**INFORMATION PROVIDED**
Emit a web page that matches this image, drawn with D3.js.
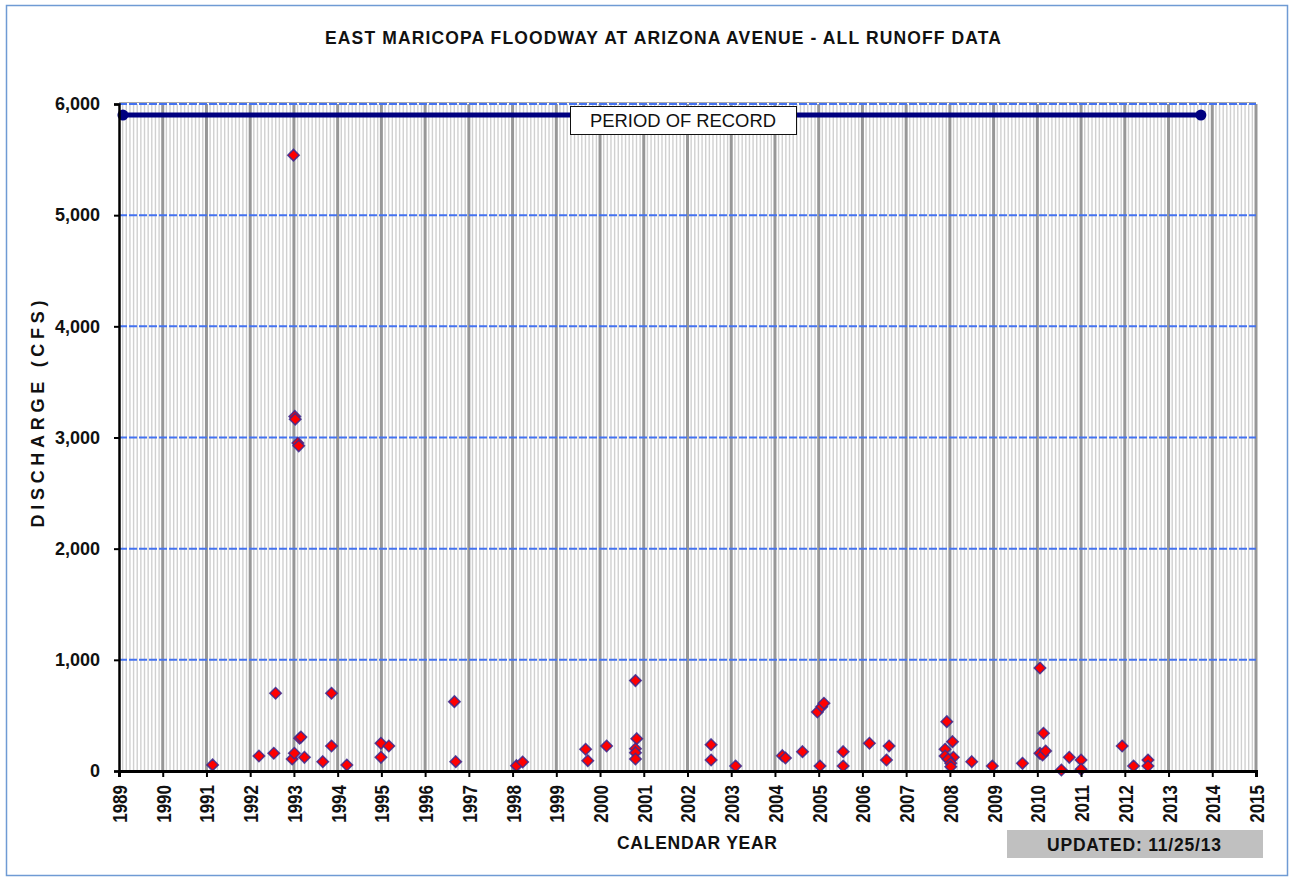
<!DOCTYPE html>
<html>
<head>
<meta charset="utf-8">
<script src="https://cdn.jsdelivr.net/npm/d3@7"></script>
<style>
  html, body { margin: 0; padding: 0; background: #fff; }
  svg { display: block; }
  text { font-family: "Liberation Sans", Arial, sans-serif; fill: #111; }
</style>
</head>
<body>
<svg id="chart" width="1289" height="877"></svg>
<script>
// Runoff events: decimal calendar year and peak discharge (cfs)
const eventYears = [
  1991.14, 1992.20, 1992.54, 1992.58, 1992.96, 1992.99, 1993.01, 1993.02, 1993.03,
  1993.09, 1993.11, 1993.13, 1993.16, 1993.24, 1993.66, 1993.86, 1993.86, 1994.21,
  1994.99, 1994.99, 1995.17, 1996.67, 1996.70, 1998.09, 1998.23, 1999.67, 1999.72,
  2000.15, 2000.81, 2000.84, 2000.81, 2000.81, 2000.81, 2002.54, 2002.54, 2003.10,
  2004.17, 2004.24, 2004.63, 2004.97, 2005.07, 2005.12, 2005.03, 2005.56, 2005.56,
  2006.16, 2006.61, 2006.55, 2007.93, 2008.06, 2007.89, 2007.89, 2008.08, 2007.96,
  2008.02, 2008.02, 2008.50, 2008.97, 2009.66, 2010.06, 2010.14, 2010.06, 2010.12,
  2010.19, 2010.55, 2010.73, 2011.00, 2011.00, 2011.94, 2012.20, 2012.53, 2012.53
];
const eventCfs = [
  55, 135, 160, 700, 108, 5540, 160, 3190, 3165,
  2950, 2925, 295, 305, 123, 84, 700, 225, 54,
  249, 123, 225, 624, 84, 48, 81, 195, 93,
  225, 813, 291, 200, 165, 108, 237, 99, 45,
  138, 117, 174, 531, 579, 609, 45, 174, 45,
  249, 225, 99, 444, 264, 195, 135, 123, 105,
  69, 39, 84, 45, 69, 927, 339, 159, 144,
  180, 9, 123, 99, 15, 225, 45, 99, 45
];

// Period of record bar
const recordStart = 1989.09;
const recordEnd = 2013.74;
const recordLevel = 5900;

// Axis ticks
const yearTicks = d3.range(1989, 2016);
const cfsTicks = [0, 1000, 2000, 3000, 4000, 5000, 6000];

const titleText = "EAST MARICOPA  FLOODWAY AT ARIZONA AVENUE - ALL RUNOFF DATA";
const updatedText = "UPDATED:  11/25/13";
const FONT = "Liberation Sans, Arial, sans-serif";

const svg = d3.select("#chart");

// Outer frame
svg.append("rect")
  .attr("x", 6.5).attr("y", 5.5).attr("width", 1281).attr("height", 870)
  .attr("fill", "#fff").attr("stroke", "#6f9bd4").attr("stroke-width", 1.5);

const x = d3.scaleLinear().domain([1989, 2015]).range([119, 1256]);
const y = d3.scaleLinear().domain([0, 6000]).range([771, 104]);

const plot = svg.append("g");

// Monthly minor gridlines
const months = d3.range(1989 * 12, 2015 * 12 + 1).map(m => m / 12)
  .filter(v => Math.abs(v - Math.round(v)) > 1e-6);
plot.append("g").selectAll("line").data(months).join("line")
  .attr("x1", d => x(d)).attr("x2", d => x(d))
  .attr("y1", y(6000)).attr("y2", y(0))
  .attr("stroke", "#d0d0d0").attr("stroke-width", 1.4);

// Yearly major gridlines
plot.append("g").selectAll("line").data(yearTicks.slice(1)).join("line")
  .attr("x1", d => x(d)).attr("x2", d => x(d))
  .attr("y1", y(6000)).attr("y2", y(0))
  .attr("stroke", "#979797").attr("stroke-width", 3);

// Top plot edge
plot.append("line")
  .attr("x1", x(1989)).attr("x2", x(2015))
  .attr("y1", y(6000) - 1.5).attr("y2", y(6000) - 1.5)
  .attr("stroke", "#a9a9a9").attr("stroke-width", 1);

// Horizontal dashed gridlines
plot.append("g").selectAll("line").data(cfsTicks.slice(1)).join("line")
  .attr("x1", x(1989)).attr("x2", x(2015))
  .attr("y1", d => y(d)).attr("y2", d => y(d))
  .attr("stroke", "#4472f0").attr("stroke-width", 2)
  .attr("stroke-dasharray", "8,2");

// Y axis
const yAxis = d3.axisLeft(y).tickValues(cfsTicks).tickSize(5).tickPadding(14)
  .tickFormat(d3.format(","));
const gy = svg.append("g").attr("transform", `translate(${x(1989)},0)`).call(yAxis);
gy.select(".domain").attr("stroke", "#000").attr("stroke-width", 2.5);
gy.selectAll(".tick line").attr("stroke", "#000").attr("stroke-width", 2);
gy.selectAll(".tick text")
  .attr("font-family", FONT)
  .attr("font-weight", "bold").attr("font-size", 18).attr("fill", "#111");

// X axis (year labels read bottom-to-top, slightly stretched across)
const xAxis = d3.axisBottom(x).tickValues(yearTicks).tickSize(6).tickFormat(d3.format("d"));
const gx = svg.append("g").attr("transform", `translate(0,${y(0)})`).call(xAxis);
gx.select(".domain").attr("stroke", "#000").attr("stroke-width", 3);
gx.selectAll(".tick line").attr("stroke", "#000").attr("stroke-width", 2);
gx.selectAll(".tick text")
  .attr("font-family", FONT)
  .attr("font-weight", "bold").attr("font-size", 17).attr("fill", "#111")
  .attr("text-anchor", "end").attr("dy", "0.36em")
  .attr("transform", "translate(0,14) rotate(-90) scale(1,1.22)")
  .attr("x", 0).attr("y", 0);

// Period of record bar
plot.append("line")
  .attr("x1", x(recordStart)).attr("x2", x(recordEnd))
  .attr("y1", y(recordLevel)).attr("y2", y(recordLevel))
  .attr("stroke", "#000080").attr("stroke-width", 5);
plot.append("g").selectAll("circle").data([recordStart, recordEnd]).join("circle")
  .attr("cx", d => x(d)).attr("cy", y(recordLevel)).attr("r", 5.5)
  .attr("fill", "#000080");

// Period of record label
svg.append("rect")
  .attr("x", 570.5).attr("y", 106.5).attr("width", 226).attr("height", 28)
  .attr("fill", "#fff").attr("stroke", "#111").attr("stroke-width", 1);
svg.append("text")
  .attr("x", 683).attr("y", 121).attr("text-anchor", "middle")
  .attr("dominant-baseline", "central")
  .attr("font-size", 18).attr("textLength", 186).attr("lengthAdjust", "spacingAndGlyphs")
  .text("PERIOD OF RECORD");

// Runoff event markers
const events = eventYears.map((yr, i) => ({ yr, cfs: eventCfs[i] }));
const diamond = d3.symbol().type(d3.symbolDiamond2).size(84);
plot.append("g").selectAll("path").data(events).join("path")
  .attr("transform", d => `translate(${x(d.yr)},${y(d.cfs)})`)
  .attr("d", diamond)
  .attr("fill", "#ff0000").attr("stroke", "#3b2a8f").attr("stroke-width", 1.5)
  .attr("stroke-opacity", 0.85);

// Title
svg.append("text")
  .attr("x", 663).attr("y", 38).attr("text-anchor", "middle")
  .attr("dominant-baseline", "central")
  .attr("font-weight", "bold").attr("font-size", 17.5)
  .attr("textLength", 676).attr("lengthAdjust", "spacing")
  .text(titleText);

// Axis titles
svg.append("text")
  .attr("transform", "translate(38,414) rotate(-90)")
  .attr("text-anchor", "middle").attr("dominant-baseline", "central")
  .attr("font-weight", "bold").attr("font-size", 18)
  .attr("textLength", 227).attr("lengthAdjust", "spacing")
  .text("DISCHARGE  (CFS)");

svg.append("text")
  .attr("x", 697).attr("y", 843).attr("text-anchor", "middle")
  .attr("dominant-baseline", "central")
  .attr("font-weight", "bold").attr("font-size", 17.5)
  .attr("textLength", 160).attr("lengthAdjust", "spacing")
  .text("CALENDAR YEAR");

// Update stamp
svg.append("rect")
  .attr("x", 1007).attr("y", 830).attr("width", 256).attr("height", 28)
  .attr("fill", "#c0c0c0");
svg.append("text")
  .attr("x", 1134).attr("y", 844.5).attr("text-anchor", "middle")
  .attr("dominant-baseline", "central")
  .attr("font-weight", "bold").attr("font-size", 17.5)
  .attr("textLength", 174).attr("lengthAdjust", "spacing")
  .text(updatedText);
</script>
</body>
</html>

**YOUR GOAL**
Repeat only what lies between the start of the data and the end of the line containing "const recordLevel = 5900;", exactly, with pictures left out.

**SOLUTION FOR THIS EXERCISE**
Emit a web page that matches this image, drawn with D3.js.
<!DOCTYPE html>
<html>
<head>
<meta charset="utf-8">
<script src="https://cdn.jsdelivr.net/npm/d3@7"></script>
<style>
  html, body { margin: 0; padding: 0; background: #fff; }
  svg { display: block; }
  text { font-family: "Liberation Sans", Arial, sans-serif; fill: #111; }
</style>
</head>
<body>
<svg id="chart" width="1289" height="877"></svg>
<script>
// Runoff events: decimal calendar year and peak discharge (cfs)
const eventYears = [
  1991.14, 1992.20, 1992.54, 1992.58, 1992.96, 1992.99, 1993.01, 1993.02, 1993.03,
  1993.09, 1993.11, 1993.13, 1993.16, 1993.24, 1993.66, 1993.86, 1993.86, 1994.21,
  1994.99, 1994.99, 1995.17, 1996.67, 1996.70, 1998.09, 1998.23, 1999.67, 1999.72,
  2000.15, 2000.81, 2000.84, 2000.81, 2000.81, 2000.81, 2002.54, 2002.54, 2003.10,
  2004.17, 2004.24, 2004.63, 2004.97, 2005.07, 2005.12, 2005.03, 2005.56, 2005.56,
  2006.16, 2006.61, 2006.55, 2007.93, 2008.06, 2007.89, 2007.89, 2008.08, 2007.96,
  2008.02, 2008.02, 2008.50, 2008.97, 2009.66, 2010.06, 2010.14, 2010.06, 2010.12,
  2010.19, 2010.55, 2010.73, 2011.00, 2011.00, 2011.94, 2012.20, 2012.53, 2012.53
];
const eventCfs = [
  55, 135, 160, 700, 108, 5540, 160, 3190, 3165,
  2950, 2925, 295, 305, 123, 84, 700, 225, 54,
  249, 123, 225, 624, 84, 48, 81, 195, 93,
  225, 813, 291, 200, 165, 108, 237, 99, 45,
  138, 117, 174, 531, 579, 609, 45, 174, 45,
  249, 225, 99, 444, 264, 195, 135, 123, 105,
  69, 39, 84, 45, 69, 927, 339, 159, 144,
  180, 9, 123, 99, 15, 225, 45, 99, 45
];

// Period of record bar
const recordStart = 1989.09;
const recordEnd = 2013.74;
const recordLevel = 5900;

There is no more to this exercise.